Chapter 3:

Valium, Dilaudid and a Blessing


This next post is about finding Julie in the basement late one night, wrenching, vomiting, sobbing and hiding out so I could get a good nights sleep.  It still stabs me to the heart to think she would think that way during her suffering.  I should have called this post, “Selfless Suffering.”   


Valium, Dilaudid and a Blessing

Hiking in Moab

Hiking in Moab

May 6, 2016

As I awoke at 1 AM this morning and walked into the bathroom, I thought I heard very softy the sounds of retching and vomiting. It was dark and I assumed Julie was asleep in bed, and the noise I dismissed as strange sounds made by a groaning house in the wind. As I stumbled back in bed and reached for her, there was nothing. Despite feeling confused and very drowsy, I knew what all this meant. Julie was somewhere in the house vomiting, away from where I would hear and might wake up. My brief search lead me to the basement where I found her sobbing, hyperventilating, and again in the anguish she experiences at moments like this, thinking that this is going to be her lot until the day she dies. She said in her agony, "Something is wrong, this is not normal." True words.

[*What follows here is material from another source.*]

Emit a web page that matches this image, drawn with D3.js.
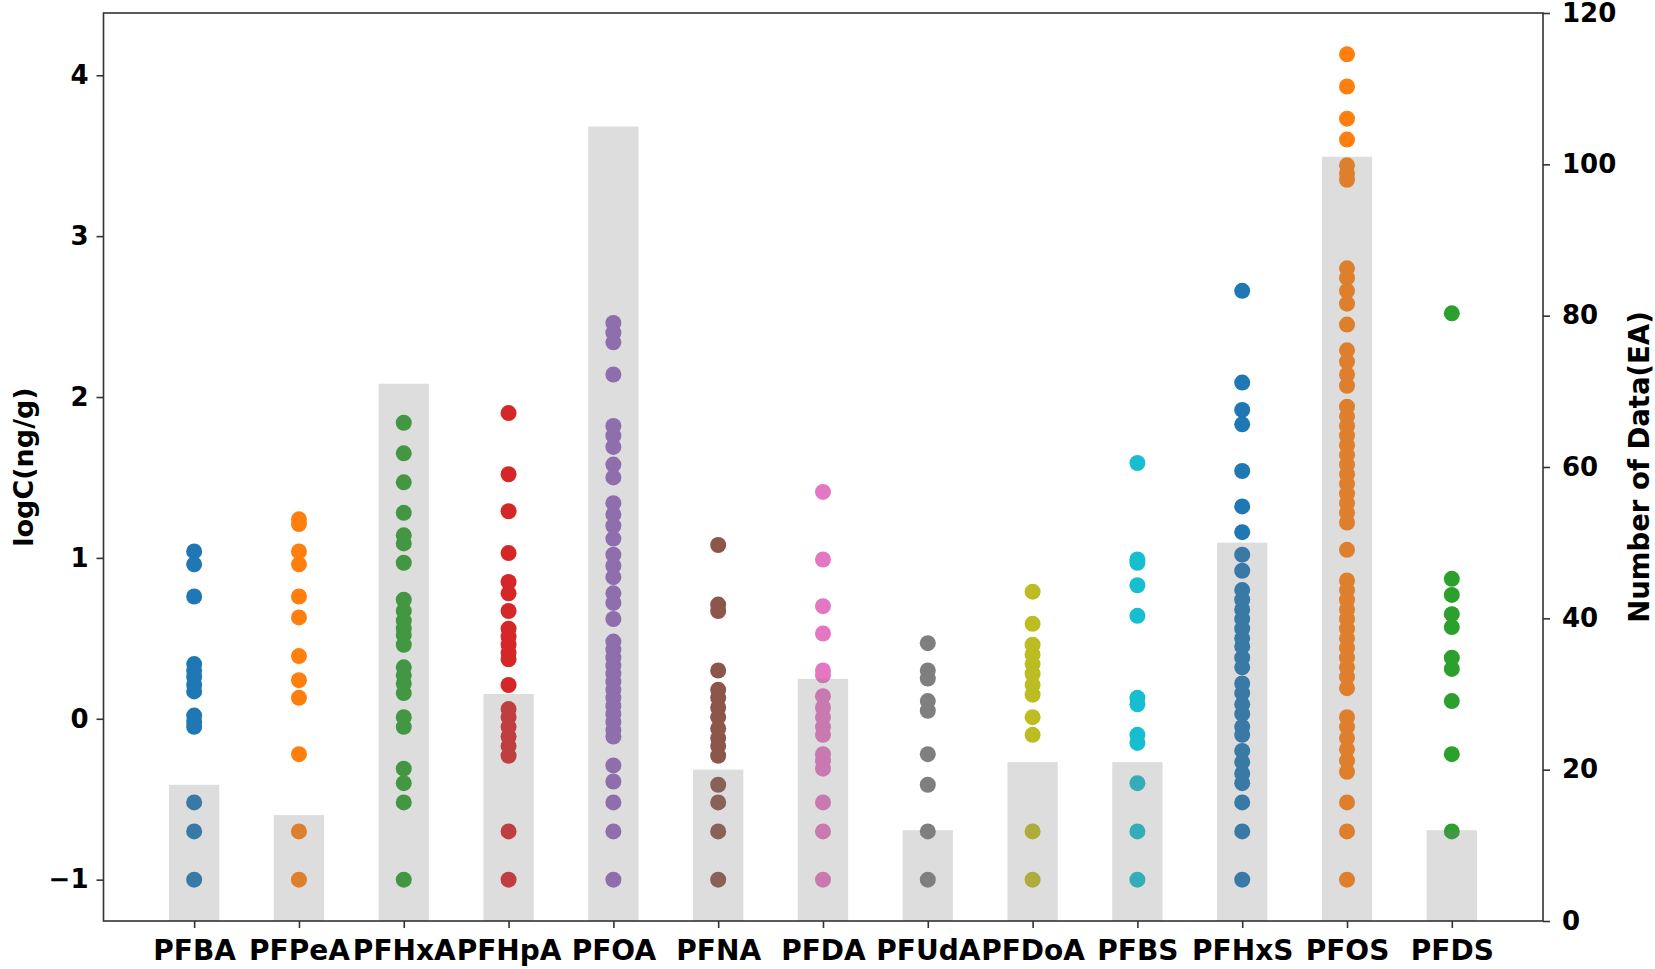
<!DOCTYPE html>
<html>
<head>
<meta charset="utf-8">
<script src="https://cdn.jsdelivr.net/npm/d3@7"></script>
<style>
    body { margin: 0; background: #fff; }
    svg text { font-family: "DejaVu Sans", sans-serif; font-weight: bold; fill: #000; }
    .axis path, .axis line { stroke: #333; stroke-width: 1.6; }
    .spine { fill: none; stroke: #333; stroke-width: 1.6; }
</style>
</head>
<body>
<div id="chart"></div>
<script>

// compounds on the x axis
var compounds = ["PFBA", "PFPeA", "PFHxA", "PFHpA", "PFOA", "PFNA", "PFDA",
    "PFUdA", "PFDoA", "PFBS", "PFHxS", "PFOS", "PFDS"];

// number of data (right axis, grey bars)
var numData = [18, 14, 71, 30, 105, 20, 32, 12, 21, 21, 50, 101, 12];

// matplotlib tab10 cycle
var dotColors = ["#1f77b4", "#ff7f0e", "#2ca02c", "#d62728", "#9467bd", "#8c564b",
    "#e377c2", "#7f7f7f", "#bcbd22", "#17becf", "#1f77b4", "#ff7f0e", "#2ca02c"];

// logC(ng/g) values per compound
var logPFBA = [1.04, 0.96, 0.76, 0.34, 0.30, 0.26, 0.21, 0.17, 0.02, -0.02, -0.05, -0.52, -0.70, -1.0];
var logPFPeA = [1.24, 1.21, 1.04, 0.96, 0.76, 0.63, 0.39, 0.24, 0.13, -0.22, -0.70, -1.0];
var logPFHxA = [1.84, 1.65, 1.47, 1.28, 1.14, 1.09, 0.97, 0.74, 0.67, 0.61, 0.56, 0.52, 0.46,
    0.32, 0.27, 0.22, 0.16, 0.01, -0.05, -0.31, -0.40, -0.52, -1.0];
var logPFHpA = [1.90, 1.52, 1.29, 1.03, 0.85, 0.78, 0.67, 0.56, 0.51, 0.46, 0.41, 0.37, 0.21,
    0.06, 0.01, -0.05, -0.11, -0.17, -0.23, -0.70, -1.0];
var logPFOA = [2.46, 2.40, 2.34, 2.14, 1.82, 1.76, 1.69, 1.58, 1.50, 1.34, 1.27, 1.20, 1.12,
    1.02, 0.95, 0.88, 0.78, 0.72, 0.62, 0.48, 0.43, 0.38, 0.33, 0.28, 0.23, 0.18, 0.13, 0.08,
    0.03, -0.02, -0.07, -0.11, -0.29, -0.39, -0.52, -0.70, -1.0];
var logPFNA = [1.08, 0.71, 0.67, 0.30, 0.18, 0.13, 0.07, 0.01, -0.06, -0.12, -0.17, -0.23,
    -0.41, -0.52, -0.70, -1.0];
var logPFDA = [1.41, 0.99, 0.70, 0.53, 0.30, 0.27, 0.14, 0.07, 0.01, -0.05, -0.10, -0.22,
    -0.26, -0.31, -0.52, -0.70, -1.0];
var logPFUdA = [0.47, 0.30, 0.25, 0.11, 0.05, -0.22, -0.41, -0.70, -1.0];
var logPFDoA = [0.79, 0.59, 0.46, 0.40, 0.34, 0.28, 0.21, 0.15, 0.01, -0.10, -0.70, -1.0];
var logPFBS = [1.59, 0.99, 0.97, 0.83, 0.64, 0.13, 0.09, -0.10, -0.15, -0.40, -0.70, -1.0];
var logPFHxS = [2.66, 2.09, 1.92, 1.83, 1.54, 1.32, 1.16, 1.02, 0.92, 0.80, 0.74, 0.68, 0.62,
    0.56, 0.50, 0.45, 0.38, 0.32, 0.22, 0.16, 0.09, 0.03, -0.05, -0.10, -0.20, -0.27, -0.34,
    -0.40, -0.52, -0.70, -1.0];
var logPFOS = [4.13, 3.93, 3.73, 3.60, 3.44, 3.39, 3.35, 2.80, 2.74, 2.66, 2.58, 2.45, 2.29,
    2.22, 2.14, 2.07, 1.94, 1.88, 1.82, 1.76, 1.70, 1.64, 1.58, 1.52, 1.46, 1.40, 1.34, 1.28,
    1.22, 1.05, 0.86, 0.80, 0.74, 0.68, 0.62, 0.56, 0.50, 0.44, 0.38, 0.32, 0.26, 0.19, 0.01,
    -0.05, -0.12, -0.19, -0.26, -0.33, -0.52, -0.70, -1.0];
var logPFDS = [2.52, 0.87, 0.77, 0.65, 0.57, 0.38, 0.31, 0.11, -0.22, -0.70];

var logValues = [logPFBA, logPFPeA, logPFHxA, logPFHpA, logPFOA, logPFNA, logPFDA,
    logPFUdA, logPFDoA, logPFBS, logPFHxS, logPFOS, logPFDS];

var leftTicks = [-1, 0, 1, 2, 3, 4];
var rightTicks = [0, 20, 40, 60, 80, 100, 120];


// SVG drawing area
var margin = {top: 13, right: 112, bottom: 48, left: 103.5};
var width = 1655 - margin.left - margin.right,
    height = 969 - margin.top - margin.bottom;

var svg = d3.select("#chart").append("svg")
    .attr("width", 1655)
    .attr("height", 969)
    .append("g")
    .attr("transform", "translate(" + margin.left + "," + margin.top + ")");

// Scales
var x = d3.scaleLinear()
    .domain([-0.865, 12.87])
    .range([0, width]);
var yLog = d3.scaleLinear()
    .domain([-1.257, 4.387])
    .range([height, 0]);
var yCount = d3.scaleLinear()
    .domain([0, 120])
    .range([height, 0]);

var barWidth = x(0.48) - x(0);

// flatten dots
var dots = [];
logValues.forEach(function(arr, i) {
    arr.forEach(function(v) { dots.push({i: i, v: v}); });
});

// Dots (first axis)
svg.selectAll(".dot")
    .data(dots)
    .enter()
    .append("circle")
    .attr("class", "dot")
    .attr("cx", function(d) { return x(d.i); })
    .attr("cy", function(d) { return yLog(d.v); })
    .attr("r", 8)
    .attr("fill", function(d) { return dotColors[d.i]; });

// Bars (twin axis, drawn on top)
svg.selectAll(".bar")
    .data(numData)
    .enter()
    .append("rect")
    .attr("class", "bar")
    .attr("x", function(d, i) { return x(i) - barWidth / 2; })
    .attr("width", barWidth)
    .attr("y", function(d) { return yCount(d); })
    .attr("height", function(d) { return height - yCount(d); })
    .attr("fill", "#808080")
    .attr("fill-opacity", 0.27);

// Axes
var xAxis = d3.axisBottom(x)
    .tickValues(d3.range(compounds.length))
    .tickFormat(function(d) { return compounds[d]; })
    .tickSize(7)
    .tickPadding(12);
var yAxisLeft = d3.axisLeft(yLog)
    .tickValues(leftTicks)
    .tickFormat(function(d) { return d < 0 ? "\u2212" + Math.abs(d) : d; })
    .tickSize(7)
    .tickPadding(8);
var yAxisRight = d3.axisRight(yCount)
    .tickValues(rightTicks)
    .tickSize(7)
    .tickPadding(12);

var gx = svg.append("g")
    .attr("class", "axis x-axis")
    .attr("transform", "translate(0," + height + ")")
    .call(xAxis);
gx.selectAll("text").style("font-size", "28px");

var gl = svg.append("g")
    .attr("class", "axis y-axis")
    .call(yAxisLeft);
gl.selectAll("text").style("font-size", "26px");

var gr = svg.append("g")
    .attr("class", "axis y-axis-right")
    .attr("transform", "translate(" + width + ",0)")
    .call(yAxisRight);
gr.selectAll("text").style("font-size", "26px");

svg.selectAll(".axis path.domain").remove();

// frame
svg.append("rect")
    .attr("class", "spine")
    .attr("x", 0)
    .attr("y", 0)
    .attr("width", width)
    .attr("height", height);

// Axis titles
svg.append("text")
    .attr("transform", "translate(" + (-80) + "," + (height / 2) + ") rotate(-90)")
    .attr("text-anchor", "middle")
    .attr("dy", "0.35em")
    .style("font-size", "27px")
    .text("logC(ng/g)");

svg.append("text")
    .attr("transform", "translate(" + (width + 96) + "," + (height / 2) + ") rotate(-90)")
    .attr("text-anchor", "middle")
    .attr("dy", "0.35em")
    .style("font-size", "27.5px")
    .text("Number of Data(EA)");

</script>
</body>
</html>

Julie had gone to bed a few hours earlier feeling very tired, nauseous, and "achy all over." She has a Fentalyl patch for pain control. To help her sleep and get over the sick feeling, I had given her an anti-nausea pill, Compazine. She drifted off to sleep with occasional spasms and jerks, only to wake up drenched with sweat 30 minutes later. Her temperature was normal, no fever, we took off a layer and she went back to sleep with the usual spasms. After an hour or two she woke again with a pounding head ache and stomach ache, so she got up and walked around for a bit, and had a small bowl of cereal to settle her stomach. She stayed out of the bedroom so I could sleep.  Searching for a new surface to lay on to relieve some of the back and leg pains, she made her way to the basement couch and laid down to sleep. Within moments of laying down she had a sudden rush of stomach pain and nausea and barely made it to the bathroom before she began retching, where I found her minutes later.

My ladies

My ladies

As we came back to bed, Julie was distraught with pain and fear, as she sobbed and gasped between. For me the despair and sorrow seemed as a tangible fog pressing upon us, and I was unsure about how to best help her, but her whole person was pleading for help as I considered the options. She has numerous medications, none perfect, all have a downside. I decided to have her take the potent opioid called hydromorphone or Dilaudid, as it has a faster onset, and also have her take Valium which is a "benzo", to help her calm down and sleep. Mixing opioids and benzos, when also wearing a Fentanyl patch, requires some caution, but at current doses, I felt we were safe to proceed, as desperate as she was. After taking the two pills, she asked me to give her a blessing.

A fun birthday

A fun birthday

Laying hands on ones head and proclaiming a blessing from Heaven, is something I don't ever want to take casually, and maybe therefore I don't offer this enough. I usually wait until blessings are asked for, but I was going to suggest and offer a blessing last night, but Julie beat me to it. I was a little ashamed that she had to ask, but also strengthened by her faith that God could help, and that she had confidence in me, not only to give her the right medicine, but to give her another blessing. Throughout this struggle with cancer, Julie has had many blessing under my hand. The blessing last night was short and simple. The blessing I left her was that she could be relieved of pain, be able to calm down, and go to sleep. A fairly safe blessing considering the medication I had just dosed her with. Yet, by the time I finished, turned off the lights, and got back into bed, her gasps and sobs had stopped and her breathing slowed. She seemed to be sleeping soundly 5 minutes later. The pills I gave her typically don't work that fast. I pondered this among other things, while I stayed awake for the next hour, cautiously listening to her quiet breath in the darkness.